Data items
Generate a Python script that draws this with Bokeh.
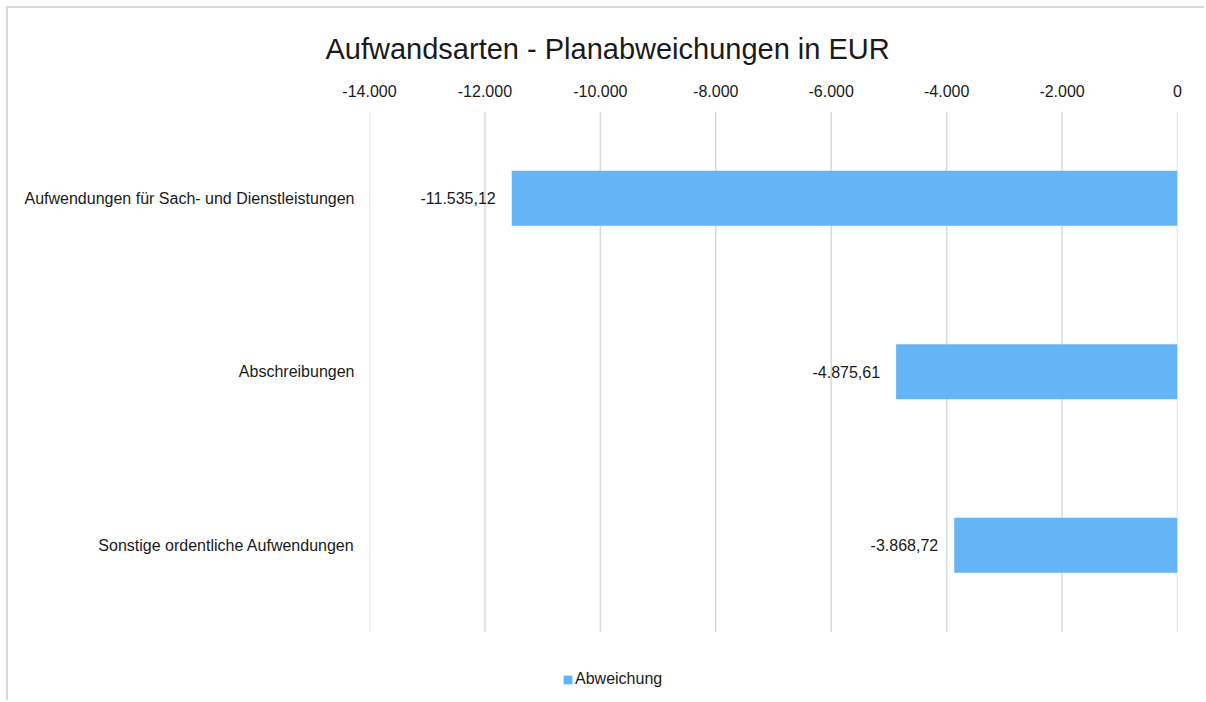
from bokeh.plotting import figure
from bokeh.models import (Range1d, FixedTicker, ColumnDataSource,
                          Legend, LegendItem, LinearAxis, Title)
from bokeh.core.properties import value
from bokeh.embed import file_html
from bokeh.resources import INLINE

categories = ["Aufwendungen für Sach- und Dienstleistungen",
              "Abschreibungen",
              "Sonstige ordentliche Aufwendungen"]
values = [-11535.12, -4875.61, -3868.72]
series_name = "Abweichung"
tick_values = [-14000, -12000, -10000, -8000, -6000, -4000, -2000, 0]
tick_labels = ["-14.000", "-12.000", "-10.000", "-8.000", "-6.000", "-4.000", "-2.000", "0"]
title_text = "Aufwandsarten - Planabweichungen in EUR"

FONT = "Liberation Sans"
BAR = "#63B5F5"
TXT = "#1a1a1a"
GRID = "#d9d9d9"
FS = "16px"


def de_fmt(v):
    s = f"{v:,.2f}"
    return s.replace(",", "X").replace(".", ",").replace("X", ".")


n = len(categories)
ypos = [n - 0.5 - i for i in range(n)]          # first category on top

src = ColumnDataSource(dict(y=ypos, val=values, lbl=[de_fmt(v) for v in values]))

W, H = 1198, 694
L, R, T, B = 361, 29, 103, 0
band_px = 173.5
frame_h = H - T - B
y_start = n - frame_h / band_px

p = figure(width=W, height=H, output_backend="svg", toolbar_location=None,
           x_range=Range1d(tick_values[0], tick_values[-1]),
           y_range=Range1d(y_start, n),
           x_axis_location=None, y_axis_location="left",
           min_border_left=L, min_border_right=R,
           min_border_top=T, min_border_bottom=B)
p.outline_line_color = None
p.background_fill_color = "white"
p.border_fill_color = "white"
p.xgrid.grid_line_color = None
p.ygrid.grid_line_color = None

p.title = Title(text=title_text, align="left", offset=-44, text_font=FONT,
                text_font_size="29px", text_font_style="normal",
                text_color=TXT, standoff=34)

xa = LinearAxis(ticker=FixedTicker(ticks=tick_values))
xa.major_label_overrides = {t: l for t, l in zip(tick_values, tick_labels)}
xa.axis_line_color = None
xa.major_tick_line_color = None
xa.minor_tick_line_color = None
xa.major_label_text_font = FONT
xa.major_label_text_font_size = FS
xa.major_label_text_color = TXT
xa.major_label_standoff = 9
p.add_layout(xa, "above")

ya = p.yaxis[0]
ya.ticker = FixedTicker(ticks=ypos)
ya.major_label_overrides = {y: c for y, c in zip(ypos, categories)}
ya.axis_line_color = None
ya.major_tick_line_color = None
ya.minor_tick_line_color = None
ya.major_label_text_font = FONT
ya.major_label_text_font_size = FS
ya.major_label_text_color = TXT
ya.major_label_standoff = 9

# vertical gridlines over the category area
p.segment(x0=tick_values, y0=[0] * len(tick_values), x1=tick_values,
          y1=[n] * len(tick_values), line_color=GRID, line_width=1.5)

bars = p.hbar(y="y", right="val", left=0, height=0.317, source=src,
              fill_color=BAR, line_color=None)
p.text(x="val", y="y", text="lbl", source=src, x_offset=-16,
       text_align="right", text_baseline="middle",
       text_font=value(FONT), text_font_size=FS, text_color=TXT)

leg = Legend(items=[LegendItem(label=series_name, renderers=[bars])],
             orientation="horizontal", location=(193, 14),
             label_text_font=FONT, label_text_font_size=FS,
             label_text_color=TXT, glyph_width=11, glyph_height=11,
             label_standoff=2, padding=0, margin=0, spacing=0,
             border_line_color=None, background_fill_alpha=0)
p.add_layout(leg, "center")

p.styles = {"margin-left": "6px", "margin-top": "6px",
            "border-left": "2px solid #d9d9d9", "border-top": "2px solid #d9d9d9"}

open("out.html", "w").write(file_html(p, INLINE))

---

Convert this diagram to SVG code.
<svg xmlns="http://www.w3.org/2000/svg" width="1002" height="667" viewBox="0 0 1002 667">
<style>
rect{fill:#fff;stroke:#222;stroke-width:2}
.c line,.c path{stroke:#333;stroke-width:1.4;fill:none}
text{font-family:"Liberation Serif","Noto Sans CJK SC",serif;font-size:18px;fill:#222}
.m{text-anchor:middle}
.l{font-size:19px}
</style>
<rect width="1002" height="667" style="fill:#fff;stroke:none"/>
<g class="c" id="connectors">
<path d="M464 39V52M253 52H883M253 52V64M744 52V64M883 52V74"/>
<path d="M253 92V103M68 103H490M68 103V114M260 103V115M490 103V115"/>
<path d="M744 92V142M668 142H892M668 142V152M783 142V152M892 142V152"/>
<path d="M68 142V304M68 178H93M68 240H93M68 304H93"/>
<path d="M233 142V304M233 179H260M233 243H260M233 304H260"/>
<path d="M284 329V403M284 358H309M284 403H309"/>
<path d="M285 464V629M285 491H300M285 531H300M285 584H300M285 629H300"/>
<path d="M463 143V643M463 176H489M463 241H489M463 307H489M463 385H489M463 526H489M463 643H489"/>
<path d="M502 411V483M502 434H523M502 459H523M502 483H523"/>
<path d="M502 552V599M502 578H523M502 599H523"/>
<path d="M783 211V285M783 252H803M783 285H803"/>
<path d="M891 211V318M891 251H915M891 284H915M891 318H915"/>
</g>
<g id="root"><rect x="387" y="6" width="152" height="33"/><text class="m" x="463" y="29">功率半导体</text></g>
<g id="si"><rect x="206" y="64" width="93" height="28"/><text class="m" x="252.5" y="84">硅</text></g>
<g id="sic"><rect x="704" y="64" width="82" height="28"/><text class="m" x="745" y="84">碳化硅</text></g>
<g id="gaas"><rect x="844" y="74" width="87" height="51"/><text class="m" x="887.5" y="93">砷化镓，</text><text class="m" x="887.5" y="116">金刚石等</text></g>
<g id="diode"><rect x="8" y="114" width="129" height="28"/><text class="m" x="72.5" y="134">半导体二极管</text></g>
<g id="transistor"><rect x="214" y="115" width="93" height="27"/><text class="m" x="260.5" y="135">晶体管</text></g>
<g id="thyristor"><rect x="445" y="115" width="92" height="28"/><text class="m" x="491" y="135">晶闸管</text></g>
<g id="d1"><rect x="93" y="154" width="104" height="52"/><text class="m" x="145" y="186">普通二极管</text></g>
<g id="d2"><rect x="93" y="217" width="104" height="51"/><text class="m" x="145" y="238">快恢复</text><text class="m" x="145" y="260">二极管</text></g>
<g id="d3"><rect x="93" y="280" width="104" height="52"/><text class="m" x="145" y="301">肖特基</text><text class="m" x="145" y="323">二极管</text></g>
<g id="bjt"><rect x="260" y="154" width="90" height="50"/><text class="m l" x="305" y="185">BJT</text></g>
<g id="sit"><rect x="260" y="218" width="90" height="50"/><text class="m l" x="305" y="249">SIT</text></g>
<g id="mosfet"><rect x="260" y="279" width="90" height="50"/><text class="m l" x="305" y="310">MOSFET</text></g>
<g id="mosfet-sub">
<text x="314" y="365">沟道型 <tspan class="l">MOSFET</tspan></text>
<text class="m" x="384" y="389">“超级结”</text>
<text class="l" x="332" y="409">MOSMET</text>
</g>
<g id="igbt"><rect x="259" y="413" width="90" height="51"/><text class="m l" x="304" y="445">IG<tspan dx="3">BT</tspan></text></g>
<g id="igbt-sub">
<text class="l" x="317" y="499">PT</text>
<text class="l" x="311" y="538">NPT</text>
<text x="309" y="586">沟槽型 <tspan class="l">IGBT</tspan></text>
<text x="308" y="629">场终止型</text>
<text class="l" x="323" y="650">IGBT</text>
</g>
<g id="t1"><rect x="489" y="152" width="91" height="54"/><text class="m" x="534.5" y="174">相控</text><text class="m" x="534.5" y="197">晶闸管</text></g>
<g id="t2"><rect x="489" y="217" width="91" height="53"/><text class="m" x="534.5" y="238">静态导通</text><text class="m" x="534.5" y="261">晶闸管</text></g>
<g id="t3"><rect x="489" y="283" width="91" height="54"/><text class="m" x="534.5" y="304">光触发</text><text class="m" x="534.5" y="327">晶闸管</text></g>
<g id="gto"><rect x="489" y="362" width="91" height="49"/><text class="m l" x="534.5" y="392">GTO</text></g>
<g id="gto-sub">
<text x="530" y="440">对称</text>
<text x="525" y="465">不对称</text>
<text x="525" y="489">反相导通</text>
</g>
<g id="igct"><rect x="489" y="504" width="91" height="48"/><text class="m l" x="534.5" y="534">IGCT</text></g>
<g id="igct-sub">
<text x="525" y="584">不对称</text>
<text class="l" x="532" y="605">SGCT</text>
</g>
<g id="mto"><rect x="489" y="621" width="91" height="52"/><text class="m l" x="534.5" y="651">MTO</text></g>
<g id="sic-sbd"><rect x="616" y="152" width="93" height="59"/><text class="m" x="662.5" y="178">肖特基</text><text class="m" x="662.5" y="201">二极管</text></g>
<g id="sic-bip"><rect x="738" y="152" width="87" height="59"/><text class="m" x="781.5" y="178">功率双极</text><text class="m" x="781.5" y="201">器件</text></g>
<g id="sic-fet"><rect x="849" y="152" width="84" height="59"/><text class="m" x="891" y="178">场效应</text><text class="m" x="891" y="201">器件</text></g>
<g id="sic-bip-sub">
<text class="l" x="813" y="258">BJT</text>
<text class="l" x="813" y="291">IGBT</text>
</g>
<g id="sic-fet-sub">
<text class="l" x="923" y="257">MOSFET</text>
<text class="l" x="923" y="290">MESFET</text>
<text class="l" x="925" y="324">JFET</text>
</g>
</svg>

▶ [Set problem] Restate word for word the part that opens with the line containing "Generate a Python" and closes with the line containing "from bokeh.resources import INLINE", both ends included, and nothing else. Omit any images.

▶ [Worked answer]
Generate a Python script that draws this with Bokeh.
from bokeh.plotting import figure
from bokeh.models import (Range1d, FixedTicker, ColumnDataSource,
                          Legend, LegendItem, LinearAxis, Title)
from bokeh.core.properties import value
from bokeh.embed import file_html
from bokeh.resources import INLINE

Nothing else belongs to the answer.